→ **Data section**:
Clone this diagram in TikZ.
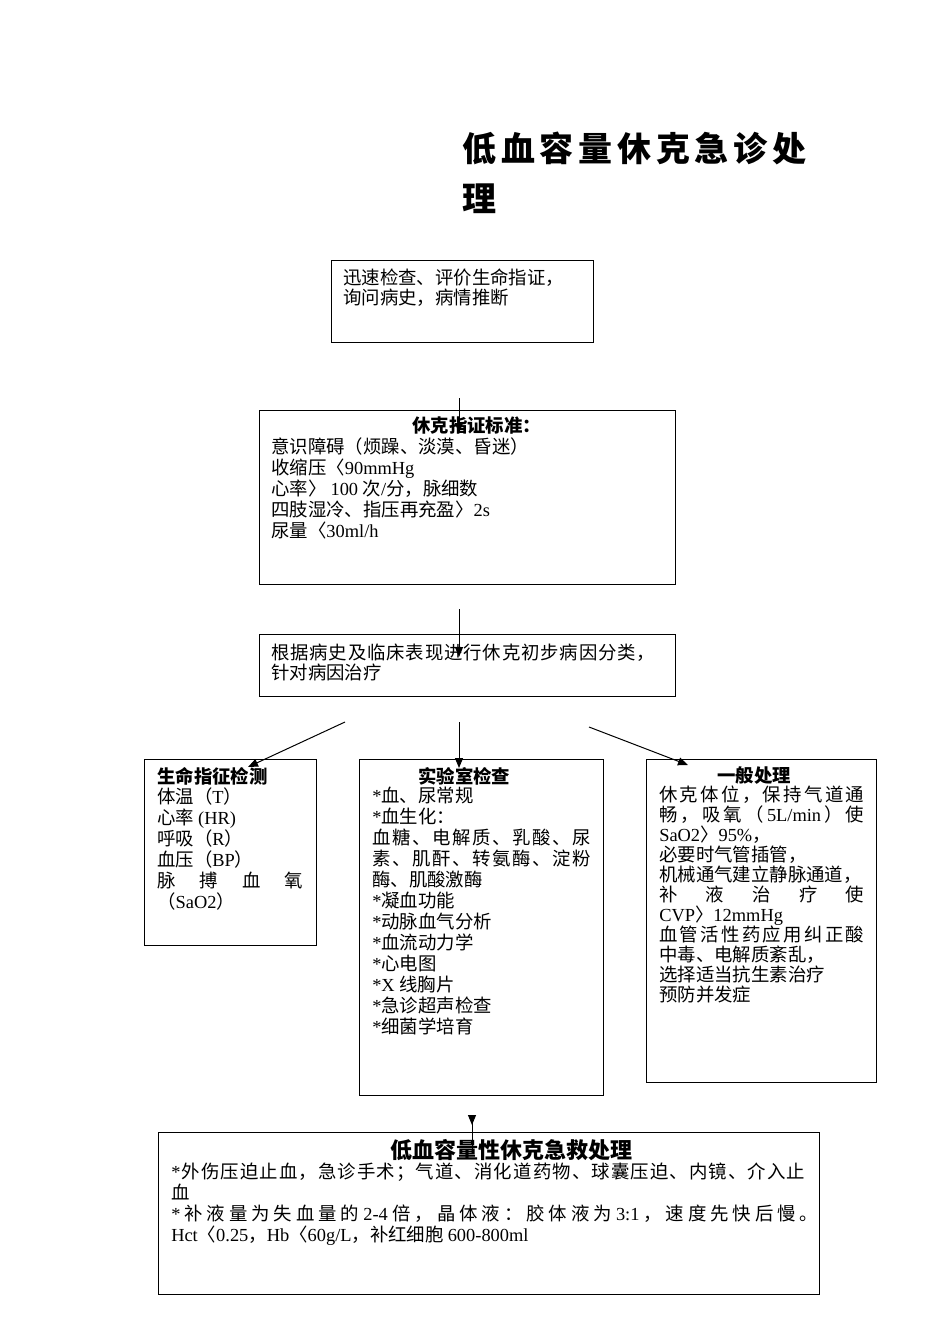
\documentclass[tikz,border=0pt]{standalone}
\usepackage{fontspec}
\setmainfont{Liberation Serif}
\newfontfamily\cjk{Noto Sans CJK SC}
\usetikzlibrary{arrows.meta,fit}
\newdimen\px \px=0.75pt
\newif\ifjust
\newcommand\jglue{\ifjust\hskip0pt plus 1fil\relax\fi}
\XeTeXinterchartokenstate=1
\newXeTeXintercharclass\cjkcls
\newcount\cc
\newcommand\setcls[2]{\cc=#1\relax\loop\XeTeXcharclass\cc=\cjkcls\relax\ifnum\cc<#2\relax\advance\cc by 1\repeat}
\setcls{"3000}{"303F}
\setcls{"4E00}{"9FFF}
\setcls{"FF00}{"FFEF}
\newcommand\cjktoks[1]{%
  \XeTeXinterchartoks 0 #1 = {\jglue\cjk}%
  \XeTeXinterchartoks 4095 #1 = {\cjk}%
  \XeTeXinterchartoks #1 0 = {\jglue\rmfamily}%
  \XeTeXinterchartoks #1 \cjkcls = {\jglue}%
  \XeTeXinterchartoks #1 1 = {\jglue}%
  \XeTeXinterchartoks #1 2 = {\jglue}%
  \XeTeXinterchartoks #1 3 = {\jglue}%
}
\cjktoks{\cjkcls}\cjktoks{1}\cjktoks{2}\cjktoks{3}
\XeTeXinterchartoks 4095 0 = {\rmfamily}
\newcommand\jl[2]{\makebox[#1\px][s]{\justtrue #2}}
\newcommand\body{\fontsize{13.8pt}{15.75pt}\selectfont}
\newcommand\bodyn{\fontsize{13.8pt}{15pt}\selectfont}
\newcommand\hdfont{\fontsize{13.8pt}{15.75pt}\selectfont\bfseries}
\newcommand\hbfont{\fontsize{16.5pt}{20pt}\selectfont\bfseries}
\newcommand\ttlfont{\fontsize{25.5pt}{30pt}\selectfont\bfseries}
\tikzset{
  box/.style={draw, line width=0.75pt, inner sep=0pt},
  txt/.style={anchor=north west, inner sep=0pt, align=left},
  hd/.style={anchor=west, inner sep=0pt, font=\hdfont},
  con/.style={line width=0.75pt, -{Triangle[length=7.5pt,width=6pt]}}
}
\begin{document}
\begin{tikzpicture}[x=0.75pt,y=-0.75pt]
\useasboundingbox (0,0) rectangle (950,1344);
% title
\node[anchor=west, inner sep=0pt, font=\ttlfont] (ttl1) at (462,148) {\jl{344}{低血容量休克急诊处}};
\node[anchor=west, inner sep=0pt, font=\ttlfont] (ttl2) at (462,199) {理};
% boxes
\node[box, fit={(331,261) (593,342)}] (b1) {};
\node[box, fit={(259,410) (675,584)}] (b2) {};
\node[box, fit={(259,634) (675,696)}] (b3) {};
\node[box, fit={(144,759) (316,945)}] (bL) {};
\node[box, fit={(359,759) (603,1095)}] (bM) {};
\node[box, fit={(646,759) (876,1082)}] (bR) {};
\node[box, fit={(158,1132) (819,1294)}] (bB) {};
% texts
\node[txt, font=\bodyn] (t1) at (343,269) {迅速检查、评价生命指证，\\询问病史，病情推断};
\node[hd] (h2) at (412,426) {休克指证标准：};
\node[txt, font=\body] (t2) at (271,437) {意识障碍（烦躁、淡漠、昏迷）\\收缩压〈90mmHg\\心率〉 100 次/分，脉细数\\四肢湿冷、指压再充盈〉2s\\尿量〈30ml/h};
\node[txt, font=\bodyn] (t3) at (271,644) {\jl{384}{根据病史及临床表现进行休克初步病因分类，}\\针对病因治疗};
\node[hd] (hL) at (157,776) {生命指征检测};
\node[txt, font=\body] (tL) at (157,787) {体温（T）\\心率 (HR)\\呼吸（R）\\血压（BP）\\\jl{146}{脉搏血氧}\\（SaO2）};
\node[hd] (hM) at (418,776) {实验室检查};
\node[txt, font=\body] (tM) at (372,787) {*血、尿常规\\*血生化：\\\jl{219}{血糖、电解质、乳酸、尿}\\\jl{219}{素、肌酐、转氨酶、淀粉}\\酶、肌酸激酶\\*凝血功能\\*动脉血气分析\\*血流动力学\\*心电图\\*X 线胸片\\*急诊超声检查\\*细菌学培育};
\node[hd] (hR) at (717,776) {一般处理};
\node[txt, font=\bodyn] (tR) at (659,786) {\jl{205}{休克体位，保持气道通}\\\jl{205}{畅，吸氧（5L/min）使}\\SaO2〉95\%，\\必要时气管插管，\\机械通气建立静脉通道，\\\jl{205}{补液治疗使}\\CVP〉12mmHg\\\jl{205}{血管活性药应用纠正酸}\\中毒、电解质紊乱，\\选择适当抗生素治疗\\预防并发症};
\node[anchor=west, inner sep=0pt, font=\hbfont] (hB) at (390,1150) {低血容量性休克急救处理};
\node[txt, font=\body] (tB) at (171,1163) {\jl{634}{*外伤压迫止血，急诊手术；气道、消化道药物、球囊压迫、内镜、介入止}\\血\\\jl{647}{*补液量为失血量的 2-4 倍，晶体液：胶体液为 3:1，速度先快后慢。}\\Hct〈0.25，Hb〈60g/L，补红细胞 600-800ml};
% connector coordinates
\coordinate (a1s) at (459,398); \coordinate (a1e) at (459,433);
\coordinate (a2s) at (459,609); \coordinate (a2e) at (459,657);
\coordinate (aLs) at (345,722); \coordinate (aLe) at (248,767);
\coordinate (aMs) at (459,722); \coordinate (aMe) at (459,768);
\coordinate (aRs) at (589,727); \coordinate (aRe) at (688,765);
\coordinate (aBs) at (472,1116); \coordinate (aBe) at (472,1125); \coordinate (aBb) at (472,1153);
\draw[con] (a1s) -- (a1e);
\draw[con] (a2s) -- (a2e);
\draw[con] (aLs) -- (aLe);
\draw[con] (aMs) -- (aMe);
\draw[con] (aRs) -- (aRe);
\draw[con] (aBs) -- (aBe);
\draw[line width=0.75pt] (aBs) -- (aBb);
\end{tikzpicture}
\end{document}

→ **Problem details**: Write out the whole listing again, exactly, with no pictures.

→ **Exercise result**:
Clone this diagram in TikZ.
\documentclass[tikz,border=0pt]{standalone}
\usepackage{fontspec}
\setmainfont{Liberation Serif}
\newfontfamily\cjk{Noto Sans CJK SC}
\usetikzlibrary{arrows.meta,fit}
\newdimen\px \px=0.75pt
\newif\ifjust
\newcommand\jglue{\ifjust\hskip0pt plus 1fil\relax\fi}
\XeTeXinterchartokenstate=1
\newXeTeXintercharclass\cjkcls
\newcount\cc
\newcommand\setcls[2]{\cc=#1\relax\loop\XeTeXcharclass\cc=\cjkcls\relax\ifnum\cc<#2\relax\advance\cc by 1\repeat}
\setcls{"3000}{"303F}
\setcls{"4E00}{"9FFF}
\setcls{"FF00}{"FFEF}
\newcommand\cjktoks[1]{%
  \XeTeXinterchartoks 0 #1 = {\jglue\cjk}%
  \XeTeXinterchartoks 4095 #1 = {\cjk}%
  \XeTeXinterchartoks #1 0 = {\jglue\rmfamily}%
  \XeTeXinterchartoks #1 \cjkcls = {\jglue}%
  \XeTeXinterchartoks #1 1 = {\jglue}%
  \XeTeXinterchartoks #1 2 = {\jglue}%
  \XeTeXinterchartoks #1 3 = {\jglue}%
}
\cjktoks{\cjkcls}\cjktoks{1}\cjktoks{2}\cjktoks{3}
\XeTeXinterchartoks 4095 0 = {\rmfamily}
\newcommand\jl[2]{\makebox[#1\px][s]{\justtrue #2}}
\newcommand\body{\fontsize{13.8pt}{15.75pt}\selectfont}
\newcommand\bodyn{\fontsize{13.8pt}{15pt}\selectfont}
\newcommand\hdfont{\fontsize{13.8pt}{15.75pt}\selectfont\bfseries}
\newcommand\hbfont{\fontsize{16.5pt}{20pt}\selectfont\bfseries}
\newcommand\ttlfont{\fontsize{25.5pt}{30pt}\selectfont\bfseries}
\tikzset{
  box/.style={draw, line width=0.75pt, inner sep=0pt},
  txt/.style={anchor=north west, inner sep=0pt, align=left},
  hd/.style={anchor=west, inner sep=0pt, font=\hdfont},
  con/.style={line width=0.75pt, -{Triangle[length=7.5pt,width=6pt]}}
}
\begin{document}
\begin{tikzpicture}[x=0.75pt,y=-0.75pt]
\useasboundingbox (0,0) rectangle (950,1344);
% title
\node[anchor=west, inner sep=0pt, font=\ttlfont] (ttl1) at (462,148) {\jl{344}{低血容量休克急诊处}};
\node[anchor=west, inner sep=0pt, font=\ttlfont] (ttl2) at (462,199) {理};
% boxes
\node[box, fit={(331,261) (593,342)}] (b1) {};
\node[box, fit={(259,410) (675,584)}] (b2) {};
\node[box, fit={(259,634) (675,696)}] (b3) {};
\node[box, fit={(144,759) (316,945)}] (bL) {};
\node[box, fit={(359,759) (603,1095)}] (bM) {};
\node[box, fit={(646,759) (876,1082)}] (bR) {};
\node[box, fit={(158,1132) (819,1294)}] (bB) {};
% texts
\node[txt, font=\bodyn] (t1) at (343,269) {迅速检查、评价生命指证，\\询问病史，病情推断};
\node[hd] (h2) at (412,426) {休克指证标准：};
\node[txt, font=\body] (t2) at (271,437) {意识障碍（烦躁、淡漠、昏迷）\\收缩压〈90mmHg\\心率〉 100 次/分，脉细数\\四肢湿冷、指压再充盈〉2s\\尿量〈30ml/h};
\node[txt, font=\bodyn] (t3) at (271,644) {\jl{384}{根据病史及临床表现进行休克初步病因分类，}\\针对病因治疗};
\node[hd] (hL) at (157,776) {生命指征检测};
\node[txt, font=\body] (tL) at (157,787) {体温（T）\\心率 (HR)\\呼吸（R）\\血压（BP）\\\jl{146}{脉搏血氧}\\（SaO2）};
\node[hd] (hM) at (418,776) {实验室检查};
\node[txt, font=\body] (tM) at (372,787) {*血、尿常规\\*血生化：\\\jl{219}{血糖、电解质、乳酸、尿}\\\jl{219}{素、肌酐、转氨酶、淀粉}\\酶、肌酸激酶\\*凝血功能\\*动脉血气分析\\*血流动力学\\*心电图\\*X 线胸片\\*急诊超声检查\\*细菌学培育};
\node[hd] (hR) at (717,776) {一般处理};
\node[txt, font=\bodyn] (tR) at (659,786) {\jl{205}{休克体位，保持气道通}\\\jl{205}{畅，吸氧（5L/min）使}\\SaO2〉95\%，\\必要时气管插管，\\机械通气建立静脉通道，\\\jl{205}{补液治疗使}\\CVP〉12mmHg\\\jl{205}{血管活性药应用纠正酸}\\中毒、电解质紊乱，\\选择适当抗生素治疗\\预防并发症};
\node[anchor=west, inner sep=0pt, font=\hbfont] (hB) at (390,1150) {低血容量性休克急救处理};
\node[txt, font=\body] (tB) at (171,1163) {\jl{634}{*外伤压迫止血，急诊手术；气道、消化道药物、球囊压迫、内镜、介入止}\\血\\\jl{647}{*补液量为失血量的 2-4 倍，晶体液：胶体液为 3:1，速度先快后慢。}\\Hct〈0.25，Hb〈60g/L，补红细胞 600-800ml};
% connector coordinates
\coordinate (a1s) at (459,398); \coordinate (a1e) at (459,433);
\coordinate (a2s) at (459,609); \coordinate (a2e) at (459,657);
\coordinate (aLs) at (345,722); \coordinate (aLe) at (248,767);
\coordinate (aMs) at (459,722); \coordinate (aMe) at (459,768);
\coordinate (aRs) at (589,727); \coordinate (aRe) at (688,765);
\coordinate (aBs) at (472,1116); \coordinate (aBe) at (472,1125); \coordinate (aBb) at (472,1153);
\draw[con] (a1s) -- (a1e);
\draw[con] (a2s) -- (a2e);
\draw[con] (aLs) -- (aLe);
\draw[con] (aMs) -- (aMe);
\draw[con] (aRs) -- (aRe);
\draw[con] (aBs) -- (aBe);
\draw[line width=0.75pt] (aBs) -- (aBb);
\end{tikzpicture}
\end{document}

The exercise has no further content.